Der Kläger hat die Nichterfassung des An- und Verkaufs des Pkw in der Buchführung und den Steuererklärungen damit erklärt, daß er die buchhalterische und steuerliche Behandlung der Vorgänge völlig seinem damaligen Steuerberater überlassen habe und die Differenz zwischen dem Ankaufspreis und dem Verkaufspreis infolge der Abtretung seines Kaufpreisanspruchs gegen C nicht erhalten habe. Diese Erklärung ist plausibel, mag sie auch die Verletzung der steuerlichen Pflichten des Klägers nicht entschuldigen. Das FG durfte ihr ohne Verstoß gegen Denkgesetze und Erfahrungssätze folgen.

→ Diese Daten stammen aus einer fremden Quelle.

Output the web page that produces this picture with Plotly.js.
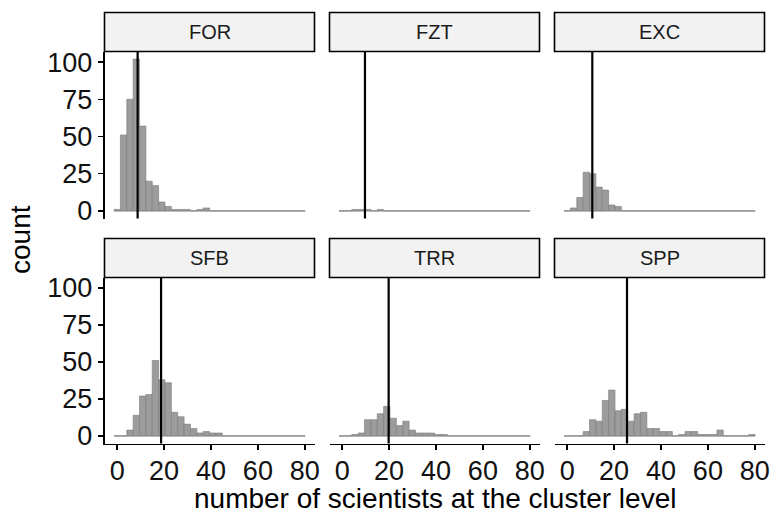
<!DOCTYPE html>
<html>
<head>
<meta charset="utf-8">
<script src="https://cdn.plot.ly/plotly-3.0.1.min.js"></script>
<style>html,body{margin:0;padding:0;background:#fff;}#chart{width:773px;height:517px;}</style>
</head>
<body>
<div id="chart"></div>
<script>
// ---- data ----
const facets = ['FOR', 'FZT', 'EXC', 'SFB', 'TRR', 'SPP'];
const countsFOR = [1,51,75,102,57,20,17,6,3,1,1,1,0,1,2,0,0,0,0,0,0,0,0,0,0,0,0,0,0,0];
const countsFZT = [0,0,1,1,1,0,1,0,0,0,0,0,0,0,0,0,0,0,0,0,0,0,0,0,0,0,0,0,0,0];
const countsEXC = [0,2,9,26,25,16,14,4,3,0,0,0,0,0,0,0,0,0,0,0,0,0,0,0,0,0,0,0,0,0];
const countsSFB = [0,0,4,14,27,28,51,38,36,16,13,8,5,2,3,2,2,0,0,0,0,0,0,0,0,0,0,0,0,0];
const countsTRR = [0,0,1,2,11,11,15,20,12,7,10,4,2,2,2,1,1,0,0,0,0,0,0,0,0,0,0,0,0,0];
const countsSPP = [0,0,0,3,11,10,24,31,17,18,10,15,16,5,5,3,3,0,1,3,3,1,1,1,4,0,0,0,0,1];
const vlineX = [8.7, 9.7, 10.7, 18.7, 19.8, 25.5];
const xTicks = [0, 20, 40, 60, 80];
const yTicks = [0, 25, 50, 75, 100];
const binWidth = 2.717;

const allCounts = [countsFOR, countsFZT, countsEXC, countsSFB, countsTRR, countsSPP];

// ---- layout geometry (pixels) ----
const W = 773, H = 517;
const colX = [[104.5, 314.5], [329.5, 539.5], [554.5, 764.5]];
const rowY = [[51.5, 218.5], [277.5, 443.5]];
const stripY = [[12.5, 51.5], [238.5, 277.5]];
const fx = p => p / W;
const fy = p => 1 - p / H;

const xRange = [-5.43, 84.15];
const yRange = [-5.1, 107.1];

const traces = [];
const layout = {
  width: W, height: H,
  margin: {l: 0, r: 0, t: 0, b: 0},
  paper_bgcolor: '#ffffff',
  plot_bgcolor: 'rgba(0,0,0,0)',
  showlegend: false,
  bargap: 0,
  font: {family: 'Liberation Sans, Arial, sans-serif', color: '#000000'},
  shapes: [],
  annotations: []
};

facets.forEach((name, i) => {
  const r = Math.floor(i / 3), c = i % 3;
  const sfx = i === 0 ? '' : String(i + 1);
  const xa = 'x' + sfx, ya = 'y' + sfx;
  const counts = allCounts[i];
  const centers = counts.map((_, k) => k * binWidth);

  // baseline for empty bins
  traces.push({
    type: 'scatter', mode: 'lines',
    x: [centers[0] - binWidth / 2, centers[centers.length - 1] + binWidth / 2],
    y: [0, 0],
    line: {color: '#8c8c8c', width: 1},
    hoverinfo: 'skip', xaxis: xa, yaxis: ya
  });
  traces.push({
    type: 'bar', x: centers, y: counts, width: binWidth,
    marker: {color: '#9c9c9c', line: {color: '#7a7a7a', width: 0.6}},
    xaxis: xa, yaxis: ya
  });

  const isBottom = r === 1, isLeft = c === 0;
  layout['xaxis' + sfx] = {
    domain: [fx(colX[c][0]), fx(colX[c][1])],
    anchor: ya, range: xRange, fixedrange: true,
    showgrid: false, zeroline: false,
    showline: isBottom, linecolor: '#000', linewidth: 1.8,
    ticks: isBottom ? 'outside' : '', ticklen: 5, tickwidth: 1.5, tickcolor: '#000',
    tickvals: xTicks, showticklabels: isBottom, ticklabelstandoff: -3,
    tickfont: {size: 27, color: '#111111'}
  };
  layout['yaxis' + sfx] = {
    domain: [fy(rowY[r][1]), fy(rowY[r][0])],
    anchor: xa, range: yRange, fixedrange: true,
    showgrid: false, zeroline: false,
    showline: isLeft, linecolor: '#000', linewidth: 1.8,
    ticks: isLeft ? 'outside' : '', ticklen: 5, tickwidth: 1.5, tickcolor: '#000',
    tickvals: yTicks, showticklabels: isLeft,
    tickfont: {size: 27, color: '#111111'}
  };

  // mean line
  layout.shapes.push({
    type: 'line', xref: xa, yref: ya + ' domain',
    x0: vlineX[i], x1: vlineX[i], y0: 0, y1: 1,
    line: {color: '#000', width: 2.2}
  });
  // strip
  layout.shapes.push({
    type: 'rect', xref: 'paper', yref: 'paper',
    x0: fx(colX[c][0]), x1: fx(colX[c][1]),
    y0: fy(stripY[r][1]), y1: fy(stripY[r][0]),
    fillcolor: '#f2f2f2', line: {color: '#000', width: 1.6}, layer: 'above'
  });
  layout.annotations.push({
    xref: 'paper', yref: 'paper',
    x: fx((colX[c][0] + colX[c][1]) / 2), y: fy((stripY[r][0] + stripY[r][1]) / 2),
    text: name, showarrow: false, xanchor: 'center', yanchor: 'middle',
    font: {size: 20, color: '#1a1a1a'}
  });
});

layout.annotations.push({
  xref: 'paper', yref: 'paper', x: fx(434.5), y: fy(498.5),
  text: 'number of scientists at the cluster level', showarrow: false,
  xanchor: 'center', yanchor: 'middle', font: {size: 28, color: '#000'}
});
layout.annotations.push({
  xref: 'paper', yref: 'paper', x: fx(21), y: fy(240),
  text: 'count', showarrow: false, textangle: -90,
  xanchor: 'center', yanchor: 'middle', font: {size: 28, color: '#000'}
});

Plotly.newPlot('chart', traces, layout, {staticPlot: true, displayModeBar: false});
</script>
</body>
</html>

2. Der Kläger setzt das Fahrzeug für eine steuerpflichtige Lieferung im Rahmen seines Unternehmens ein (§ 1 Abs. 1 Nr. 1 Satz 1 UStG 1980). Da er das Fahrzeug beim Erwerb wirksam seinem Unternehmen zugeordnet hatte, konnte er die Lieferung nur im Rahmen seines Unternehmens ausführen, es sei denn, daß er das Fahrzeug zuvor entnommen hätte (Eigenverbrauch), wofür hier jeglicher Anhalt fehlt. Die Lieferung des für den eigenen Gebrauch als Anlagegegenstand vorgesehenen Fahrzeugs ist als Hilfsgeschäft zu beurteilen (vgl. BFH in BFHE 178, 482, BStBl II 1995, 853).
3. Der Kläger war als Unternehmer über den im Rahmen seines Unternehmens ausgeführten Umsatz zur Ausstellung einer Rechnung mit gesondertem Umsatzsteuerausweis berechtigt. Er schuldet die gesondert ausgewiesene Umsatzsteuer nicht nach § 14 Abs. 3 UStG 1980.